Additionally, at the end of Suburbia you would have quite the city…of hexagons. It was impressive to look at from a mechanical level, but it was pretty bland looking. With Castles you have this unique castle built to your specifications with odd bits and bobs here and there. I mean, who knew you needed four gardens and no bedrooms?
Money is very interesting in Castles. In Suburbia, you always paid the bank when you bought a tile, but in Castles you only pay the bank when you’re the master builder (first player). The other players end up paying the master builder the cost of the room and it’s up to the master builder to correctly price the buildings in order to get the most money from the other players. This is done in a I-cut-you-choose mechanism where the master builder places the buildings and the other players buy and when everyone else has taken their turn, the master builder gets to buy something. I absolutely love this mechanic.
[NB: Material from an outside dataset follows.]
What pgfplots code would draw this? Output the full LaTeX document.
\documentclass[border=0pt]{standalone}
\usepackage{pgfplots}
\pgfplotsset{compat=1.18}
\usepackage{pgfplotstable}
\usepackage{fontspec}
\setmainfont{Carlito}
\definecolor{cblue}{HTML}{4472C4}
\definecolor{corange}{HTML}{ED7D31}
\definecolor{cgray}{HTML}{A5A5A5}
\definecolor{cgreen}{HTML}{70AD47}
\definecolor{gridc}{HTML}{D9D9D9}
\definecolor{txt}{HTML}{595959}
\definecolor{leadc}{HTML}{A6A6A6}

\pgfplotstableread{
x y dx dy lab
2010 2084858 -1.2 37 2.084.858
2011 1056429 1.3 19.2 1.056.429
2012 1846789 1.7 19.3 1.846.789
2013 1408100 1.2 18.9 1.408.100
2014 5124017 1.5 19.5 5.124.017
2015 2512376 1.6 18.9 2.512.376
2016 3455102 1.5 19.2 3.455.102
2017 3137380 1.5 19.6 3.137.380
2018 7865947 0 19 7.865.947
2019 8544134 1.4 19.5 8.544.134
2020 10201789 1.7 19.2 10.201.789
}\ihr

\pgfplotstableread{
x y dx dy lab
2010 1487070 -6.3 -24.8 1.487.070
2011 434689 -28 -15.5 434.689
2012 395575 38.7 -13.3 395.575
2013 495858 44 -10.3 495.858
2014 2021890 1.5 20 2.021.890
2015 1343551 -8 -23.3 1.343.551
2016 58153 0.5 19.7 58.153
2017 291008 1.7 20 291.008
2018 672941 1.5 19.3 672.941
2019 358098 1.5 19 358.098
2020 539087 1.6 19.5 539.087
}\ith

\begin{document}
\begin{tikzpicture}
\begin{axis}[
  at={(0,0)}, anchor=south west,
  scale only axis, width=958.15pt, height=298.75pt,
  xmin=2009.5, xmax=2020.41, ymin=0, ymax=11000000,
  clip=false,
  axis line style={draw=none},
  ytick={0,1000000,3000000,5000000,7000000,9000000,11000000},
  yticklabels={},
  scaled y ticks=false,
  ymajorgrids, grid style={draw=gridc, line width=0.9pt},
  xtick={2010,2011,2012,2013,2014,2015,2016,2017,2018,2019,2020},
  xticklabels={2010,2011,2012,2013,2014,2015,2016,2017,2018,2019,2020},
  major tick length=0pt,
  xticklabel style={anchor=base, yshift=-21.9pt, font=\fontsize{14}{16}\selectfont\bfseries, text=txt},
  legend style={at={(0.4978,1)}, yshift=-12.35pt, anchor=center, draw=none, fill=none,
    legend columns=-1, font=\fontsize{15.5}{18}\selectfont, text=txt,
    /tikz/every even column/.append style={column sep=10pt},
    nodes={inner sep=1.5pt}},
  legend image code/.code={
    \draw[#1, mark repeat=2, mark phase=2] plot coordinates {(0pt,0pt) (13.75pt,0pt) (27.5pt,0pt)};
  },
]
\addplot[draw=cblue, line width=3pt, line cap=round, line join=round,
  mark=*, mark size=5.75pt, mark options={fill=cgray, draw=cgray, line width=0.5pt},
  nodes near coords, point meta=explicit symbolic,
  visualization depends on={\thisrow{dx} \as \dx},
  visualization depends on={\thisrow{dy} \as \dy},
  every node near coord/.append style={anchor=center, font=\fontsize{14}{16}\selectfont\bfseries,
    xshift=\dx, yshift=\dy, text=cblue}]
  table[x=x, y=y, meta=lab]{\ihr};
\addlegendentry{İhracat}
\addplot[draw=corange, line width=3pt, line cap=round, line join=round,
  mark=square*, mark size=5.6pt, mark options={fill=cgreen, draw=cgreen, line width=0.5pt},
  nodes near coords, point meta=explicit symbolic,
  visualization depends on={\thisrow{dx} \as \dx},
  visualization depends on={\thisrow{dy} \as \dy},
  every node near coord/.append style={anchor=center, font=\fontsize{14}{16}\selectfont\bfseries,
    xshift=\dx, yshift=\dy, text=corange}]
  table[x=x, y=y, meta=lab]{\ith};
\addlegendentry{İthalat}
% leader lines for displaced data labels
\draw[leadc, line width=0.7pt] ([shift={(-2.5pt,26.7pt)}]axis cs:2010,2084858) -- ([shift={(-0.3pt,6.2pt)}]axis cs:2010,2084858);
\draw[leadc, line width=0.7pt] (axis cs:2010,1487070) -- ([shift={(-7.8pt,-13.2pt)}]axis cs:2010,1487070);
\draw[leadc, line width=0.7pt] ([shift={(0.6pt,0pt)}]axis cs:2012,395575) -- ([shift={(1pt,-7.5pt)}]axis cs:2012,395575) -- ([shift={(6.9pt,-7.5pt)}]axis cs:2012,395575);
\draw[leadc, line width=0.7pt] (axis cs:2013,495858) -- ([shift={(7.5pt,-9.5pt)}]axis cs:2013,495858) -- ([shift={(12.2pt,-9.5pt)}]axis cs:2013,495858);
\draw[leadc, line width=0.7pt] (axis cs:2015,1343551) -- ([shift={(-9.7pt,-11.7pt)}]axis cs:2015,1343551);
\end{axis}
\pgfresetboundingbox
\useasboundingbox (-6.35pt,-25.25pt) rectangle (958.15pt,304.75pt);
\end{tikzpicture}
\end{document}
The last trace of Suburbia in Castles would be the King’s Favors. Instead of having goals where only the person who had the most gets points, now everyone gets some amount of points, just decreasing with your rank. In addition, the secret goals in Suburbia have been replaced with bonus cards which only affect you and not the other players and are typically more of a bonus for each of something or for having a certain condition, not for having the most or least of something.
All of that aside, I think Castles has some disadvantages to it. First, there’s a good deal of shuffling at the beginning, though since you’re shuffling fewer tiles, I think it’s better than Suburbia. Second, the castle rooms move around and you find yourself reorganizing more often then you like and it takes a bit more time than it did in Suburbia.
However, I just spent several paragraphs telling you that I really liked Castles and only one telling you about it’s disadvantages. I quite like this game and I’m happy I finally picked it up because this is one that’ll be in my collection for a while.